A bill that would prevent insurance companies from using routine doctor requests to reopen the cases of injured workers and deny previously approved care passed a key California senate committee Wednesday.
The legislation addresses a concern that a workers' compensation law passed in 2012 was being used to cut off expensive but vital medical care—a problem highlighted in an investigation by ProPublica and NPR last month.
The 2012 law instituted a new medical review process that was intended to streamline disputes over care by having them be decided by independent doctors, not judges. But the change has also resulted in tens of thousands of injured workers being denied treatments their physicians recommended, according to data from the state and research groups. Attorneys and doctors for injured workers say the law has also made insurers more aggressive in seeking second opinions for care that had already been approved, resulting in denials ranging from routine prescription refills to ongoing home health care.
In one case featured by ProPublica and NPR, Travelers Insurance withdrew the home health aide provided to Joel Ramirez, a paralyzed warehouse worker, leaving him with no one to help him transfer out of his wheelchair or clean up after soiling himself.
The bill, authored by Sen. Richard Pan, D-Sacramento, would prohibit insurance companies from reviewing medical treatments that have already been agreed upon or approved by a judge unless there has been a change in the workers' condition or the treatment is deemed unsafe.
The legislation "ensures that these injured workers cannot be abruptly and harmfully cut off from care," Pan said at the hearing before the labor and industrial relations committee. Under the bill, an employer or insurer can have a doctor review a case if it believes a treatment is no longer appropriate based on medical evidence and treatment guidelines.
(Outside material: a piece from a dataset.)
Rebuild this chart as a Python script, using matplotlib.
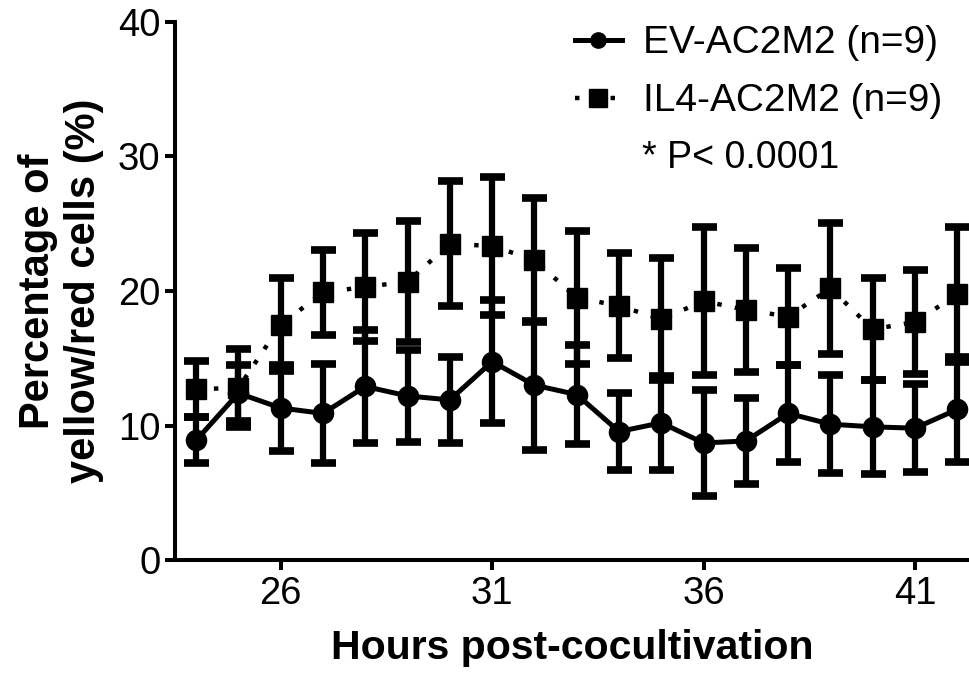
import matplotlib
matplotlib.use("Agg")
import matplotlib.pyplot as plt

plt.rcParams["font.family"] = ["Liberation Sans", "DejaVu Sans"]

# Time points (hours after co-cultivation start)
hours = [24, 25, 26, 27, 28, 29, 30, 31, 32, 33, 34, 35, 36, 37, 38, 39, 40, 41, 42]

# EV-AC2M2: mean and SEM of yellow/red cell percentage
ev_mean = [8.9, 12.4, 11.3, 10.9, 12.9, 12.2, 11.9, 14.75, 13.0, 12.3,
           9.55, 10.2, 8.7, 8.85, 10.9, 10.1, 9.9, 9.8, 11.2]
ev_sem = [1.7, 2.1, 3.2, 3.7, 4.2, 3.4, 3.2, 4.6, 4.8, 3.7,
          2.85, 3.5, 3.95, 3.2, 3.6, 3.65, 3.5, 3.25, 3.9]

# IL4-AC2M2: mean and SEM
il4_mean = [12.7, 12.8, 17.5, 19.9, 20.3, 20.7, 23.5, 23.35, 22.3, 19.5,
            18.9, 17.9, 19.25, 18.6, 18.1, 20.2, 17.15, 17.7, 19.75]
il4_sem = [2.1, 2.9, 3.45, 3.15, 4.0, 4.5, 4.65, 5.15, 4.6, 4.95,
           3.9, 4.55, 5.5, 4.6, 3.6, 4.85, 3.8, 3.85, 5.0]

x_ticks = [26, 31, 36, 41]
y_ticks = [0, 10, 20, 30, 40]

ev_label = "EV-AC2M2 (n=9)"
il4_label = "IL4-AC2M2 (n=9)"
p_text = "* P< 0.0001"

fig = plt.figure(figsize=(9.7, 6.77), dpi=100)
ax = fig.add_axes([175 / 970, 117 / 677, 795 / 970, 538 / 677])

err_kw = dict(fmt="none", ecolor="black", elinewidth=4.5, capsize=9,
              capthick=5.5, clip_on=False)
ax.errorbar(hours, il4_mean, yerr=il4_sem, **err_kw)
ax.errorbar(hours, ev_mean, yerr=ev_sem, **err_kw)

ax.plot(hours, il4_mean, color="black", linestyle=(0, (1, 3)), linewidth=3.2,
        marker="s", markersize=14, label=il4_label, clip_on=False, zorder=3)
ax.plot(hours, ev_mean, color="black", linestyle="-", linewidth=3.6,
        marker="o", markersize=14.5, label=ev_label, clip_on=False, zorder=3)

ax.set_xlim(23.5, 42.3)
ax.set_ylim(0, 40)
ax.set_xticks(x_ticks)
ax.set_yticks(y_ticks)

for side in ("top", "right"):
    ax.spines[side].set_visible(False)
for side in ("left", "bottom"):
    ax.spines[side].set_linewidth(2.9)

ax.tick_params(axis="both", which="major", direction="out", length=7.5,
               width=2.9, labelsize=27.5, color="black", labelcolor="black")
ax.tick_params(axis="x", pad=4)
ax.tick_params(axis="y", pad=3)

ax.set_xlabel("Hours post-cocultivation", fontsize=29.5, fontweight="bold",
              labelpad=12)
ax.set_ylabel("Percentage of\nyellow/red cells (%)", fontsize=30,
              fontweight="bold", linespacing=1.2, labelpad=10)

handles, labels = ax.get_legend_handles_labels()
order = [1, 0]
leg = ax.legend([handles[i] for i in order], [labels[i] for i in order],
                loc="upper left", bbox_to_anchor=(400 / 795, 0.994),
                frameon=False, fontsize=28, handlelength=1.2,
                handletextpad=0.55, labelspacing=0.57, borderaxespad=0,
                borderpad=0)
leg.legend_handles[0].set_markersize(11)
leg.legend_handles[1].set_markersize(13)

ax.text(642 / 970, 1 - 158 / 677, p_text, transform=fig.transFigure,
        fontsize=27, ha="left", va="center")

fig.savefig("out.png", dpi=100)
But it cannot withdraw care until an independent medical review is completed and an alternative treatment is provided—unlike what happened to Ramirez.
The new bill faces opposition from a number of industry and insurance groups. The California Chamber of Commerce labeled the bill a "job killer" and said it would increase costs on employers and subvert the reforms put in place in 2012. In addition, the chamber said, the bill could lead to inappropriate medical care by removing an important check on the long-term use of addictive painkillers.
Jason Schmelzer of the California Coalition on Workers' Compensation, which represents business and insurance interests, said the issue needs to be studied more "so the injured worker receives treatment quickly, but is still protected from unnecessary and potentially harmful treatment."
The bill is sponsored by the California Medical Association, which represents physicians and surgeons. The group cited ProPublica and NPR's reporting as well as a survey it conducted last year showing increased frustration with medical reviews following the 2012 reforms.
Two-thirds of physicians who responded to the survey reported difficulties in getting authorization for medical treatments and more than half said the greatest problem was inappropriate denials of medically necessary care.
The survey results contrast starkly with research by the California Workers' Compensation Institute, an insurance research group. The institute found that nearly all injured workers in California receive the treatment their doctors recommend and only 25 percent of treatment requests face reviews by insurance company doctors. But about 90 percent of the requests that reach the final stage of the new medical review process are denied, the institute found.
Worker advocates argue that the insurance institute's study distorts the picture because the vast majority of claims are for minor injuries, requiring basic medical care such as stitches or bandages. By grouping all claims together, they say, the institute is hiding that the denied care often involves the more expensive, complicated cases of severely injured workers.